===== DATA EXTRACT

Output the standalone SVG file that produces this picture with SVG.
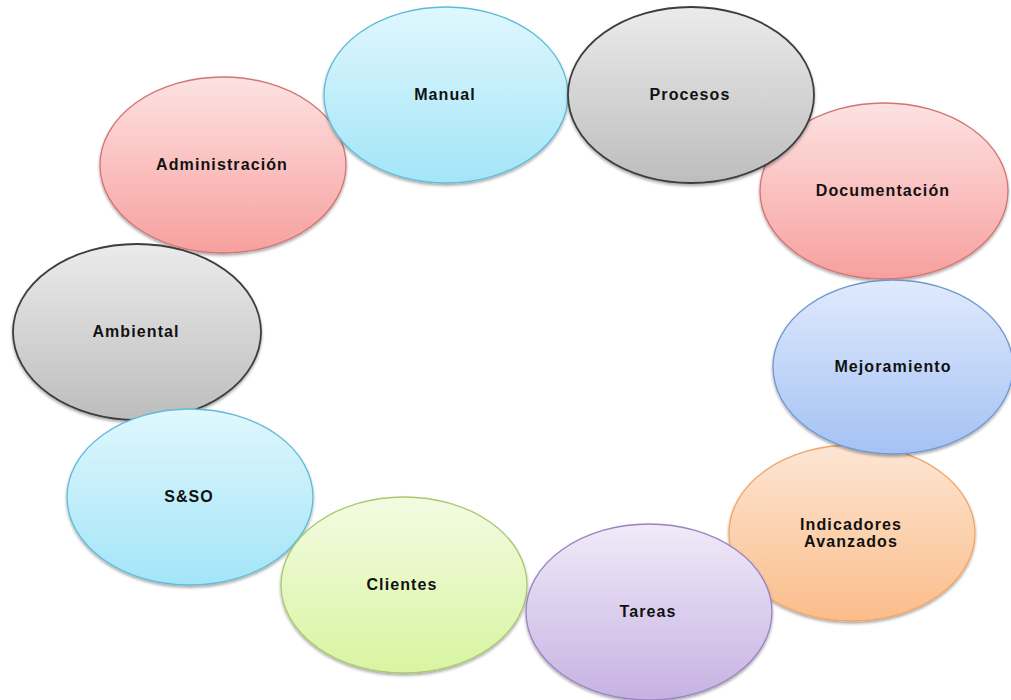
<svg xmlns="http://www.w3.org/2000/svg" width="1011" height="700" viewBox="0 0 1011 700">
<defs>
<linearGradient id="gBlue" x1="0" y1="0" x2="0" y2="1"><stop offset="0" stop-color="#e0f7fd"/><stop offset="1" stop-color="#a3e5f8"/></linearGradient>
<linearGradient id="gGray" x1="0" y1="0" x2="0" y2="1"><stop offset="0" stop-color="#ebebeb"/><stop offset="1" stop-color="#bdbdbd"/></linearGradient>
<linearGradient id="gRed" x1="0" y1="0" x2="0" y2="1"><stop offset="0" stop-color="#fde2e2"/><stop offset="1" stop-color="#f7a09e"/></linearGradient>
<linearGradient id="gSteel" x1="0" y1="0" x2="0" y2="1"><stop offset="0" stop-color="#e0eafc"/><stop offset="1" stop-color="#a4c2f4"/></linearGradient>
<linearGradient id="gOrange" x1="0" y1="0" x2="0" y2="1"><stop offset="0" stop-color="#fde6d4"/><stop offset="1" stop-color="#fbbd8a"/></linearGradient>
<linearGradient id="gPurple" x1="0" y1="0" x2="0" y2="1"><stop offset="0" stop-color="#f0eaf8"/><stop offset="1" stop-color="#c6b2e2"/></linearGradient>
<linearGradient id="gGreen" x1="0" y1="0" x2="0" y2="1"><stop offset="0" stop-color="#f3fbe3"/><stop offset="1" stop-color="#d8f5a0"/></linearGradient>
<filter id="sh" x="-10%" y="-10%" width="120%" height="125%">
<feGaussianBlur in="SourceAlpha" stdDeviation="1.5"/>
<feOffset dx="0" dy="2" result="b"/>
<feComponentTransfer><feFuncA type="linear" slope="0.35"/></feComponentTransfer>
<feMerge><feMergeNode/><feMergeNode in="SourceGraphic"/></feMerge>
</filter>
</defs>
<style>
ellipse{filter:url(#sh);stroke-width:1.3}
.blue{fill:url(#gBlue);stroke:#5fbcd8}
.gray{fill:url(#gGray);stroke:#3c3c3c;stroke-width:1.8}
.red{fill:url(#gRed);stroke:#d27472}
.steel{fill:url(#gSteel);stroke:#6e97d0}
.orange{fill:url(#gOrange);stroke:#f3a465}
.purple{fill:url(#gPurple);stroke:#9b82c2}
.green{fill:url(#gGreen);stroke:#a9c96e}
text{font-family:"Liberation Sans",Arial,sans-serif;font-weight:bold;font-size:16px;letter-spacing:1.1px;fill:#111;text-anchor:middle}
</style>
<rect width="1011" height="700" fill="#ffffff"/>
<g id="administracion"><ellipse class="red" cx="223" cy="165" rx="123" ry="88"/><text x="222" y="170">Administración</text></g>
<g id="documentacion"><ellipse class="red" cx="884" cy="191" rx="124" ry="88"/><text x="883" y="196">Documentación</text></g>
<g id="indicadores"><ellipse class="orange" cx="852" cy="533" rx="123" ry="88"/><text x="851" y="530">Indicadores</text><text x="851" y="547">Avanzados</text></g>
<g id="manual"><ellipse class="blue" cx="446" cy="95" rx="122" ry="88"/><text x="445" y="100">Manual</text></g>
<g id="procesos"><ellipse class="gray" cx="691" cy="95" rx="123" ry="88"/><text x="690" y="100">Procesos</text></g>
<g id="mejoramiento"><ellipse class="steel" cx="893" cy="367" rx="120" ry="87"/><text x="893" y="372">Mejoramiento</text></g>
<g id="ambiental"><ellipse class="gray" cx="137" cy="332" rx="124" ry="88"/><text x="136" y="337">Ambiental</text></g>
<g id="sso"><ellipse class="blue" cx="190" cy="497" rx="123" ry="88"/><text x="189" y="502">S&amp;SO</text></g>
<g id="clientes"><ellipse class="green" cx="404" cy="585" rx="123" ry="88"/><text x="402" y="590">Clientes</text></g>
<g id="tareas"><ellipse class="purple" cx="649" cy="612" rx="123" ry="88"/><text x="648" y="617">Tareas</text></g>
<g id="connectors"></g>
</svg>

==========

EXERCISE DESCRIPTION: Without the images, write out each line of the data verbatim.

RESULT OF THE EXERCISE:
Output the standalone SVG file that produces this picture with SVG.
<svg xmlns="http://www.w3.org/2000/svg" width="1011" height="700" viewBox="0 0 1011 700">
<defs>
<linearGradient id="gBlue" x1="0" y1="0" x2="0" y2="1"><stop offset="0" stop-color="#e0f7fd"/><stop offset="1" stop-color="#a3e5f8"/></linearGradient>
<linearGradient id="gGray" x1="0" y1="0" x2="0" y2="1"><stop offset="0" stop-color="#ebebeb"/><stop offset="1" stop-color="#bdbdbd"/></linearGradient>
<linearGradient id="gRed" x1="0" y1="0" x2="0" y2="1"><stop offset="0" stop-color="#fde2e2"/><stop offset="1" stop-color="#f7a09e"/></linearGradient>
<linearGradient id="gSteel" x1="0" y1="0" x2="0" y2="1"><stop offset="0" stop-color="#e0eafc"/><stop offset="1" stop-color="#a4c2f4"/></linearGradient>
<linearGradient id="gOrange" x1="0" y1="0" x2="0" y2="1"><stop offset="0" stop-color="#fde6d4"/><stop offset="1" stop-color="#fbbd8a"/></linearGradient>
<linearGradient id="gPurple" x1="0" y1="0" x2="0" y2="1"><stop offset="0" stop-color="#f0eaf8"/><stop offset="1" stop-color="#c6b2e2"/></linearGradient>
<linearGradient id="gGreen" x1="0" y1="0" x2="0" y2="1"><stop offset="0" stop-color="#f3fbe3"/><stop offset="1" stop-color="#d8f5a0"/></linearGradient>
<filter id="sh" x="-10%" y="-10%" width="120%" height="125%">
<feGaussianBlur in="SourceAlpha" stdDeviation="1.5"/>
<feOffset dx="0" dy="2" result="b"/>
<feComponentTransfer><feFuncA type="linear" slope="0.35"/></feComponentTransfer>
<feMerge><feMergeNode/><feMergeNode in="SourceGraphic"/></feMerge>
</filter>
</defs>
<style>
ellipse{filter:url(#sh);stroke-width:1.3}
.blue{fill:url(#gBlue);stroke:#5fbcd8}
.gray{fill:url(#gGray);stroke:#3c3c3c;stroke-width:1.8}
.red{fill:url(#gRed);stroke:#d27472}
.steel{fill:url(#gSteel);stroke:#6e97d0}
.orange{fill:url(#gOrange);stroke:#f3a465}
.purple{fill:url(#gPurple);stroke:#9b82c2}
.green{fill:url(#gGreen);stroke:#a9c96e}
text{font-family:"Liberation Sans",Arial,sans-serif;font-weight:bold;font-size:16px;letter-spacing:1.1px;fill:#111;text-anchor:middle}
</style>
<rect width="1011" height="700" fill="#ffffff"/>
<g id="administracion"><ellipse class="red" cx="223" cy="165" rx="123" ry="88"/><text x="222" y="170">Administración</text></g>
<g id="documentacion"><ellipse class="red" cx="884" cy="191" rx="124" ry="88"/><text x="883" y="196">Documentación</text></g>
<g id="indicadores"><ellipse class="orange" cx="852" cy="533" rx="123" ry="88"/><text x="851" y="530">Indicadores</text><text x="851" y="547">Avanzados</text></g>
<g id="manual"><ellipse class="blue" cx="446" cy="95" rx="122" ry="88"/><text x="445" y="100">Manual</text></g>
<g id="procesos"><ellipse class="gray" cx="691" cy="95" rx="123" ry="88"/><text x="690" y="100">Procesos</text></g>
<g id="mejoramiento"><ellipse class="steel" cx="893" cy="367" rx="120" ry="87"/><text x="893" y="372">Mejoramiento</text></g>
<g id="ambiental"><ellipse class="gray" cx="137" cy="332" rx="124" ry="88"/><text x="136" y="337">Ambiental</text></g>
<g id="sso"><ellipse class="blue" cx="190" cy="497" rx="123" ry="88"/><text x="189" y="502">S&amp;SO</text></g>
<g id="clientes"><ellipse class="green" cx="404" cy="585" rx="123" ry="88"/><text x="402" y="590">Clientes</text></g>
<g id="tareas"><ellipse class="purple" cx="649" cy="612" rx="123" ry="88"/><text x="648" y="617">Tareas</text></g>
<g id="connectors"></g>
</svg>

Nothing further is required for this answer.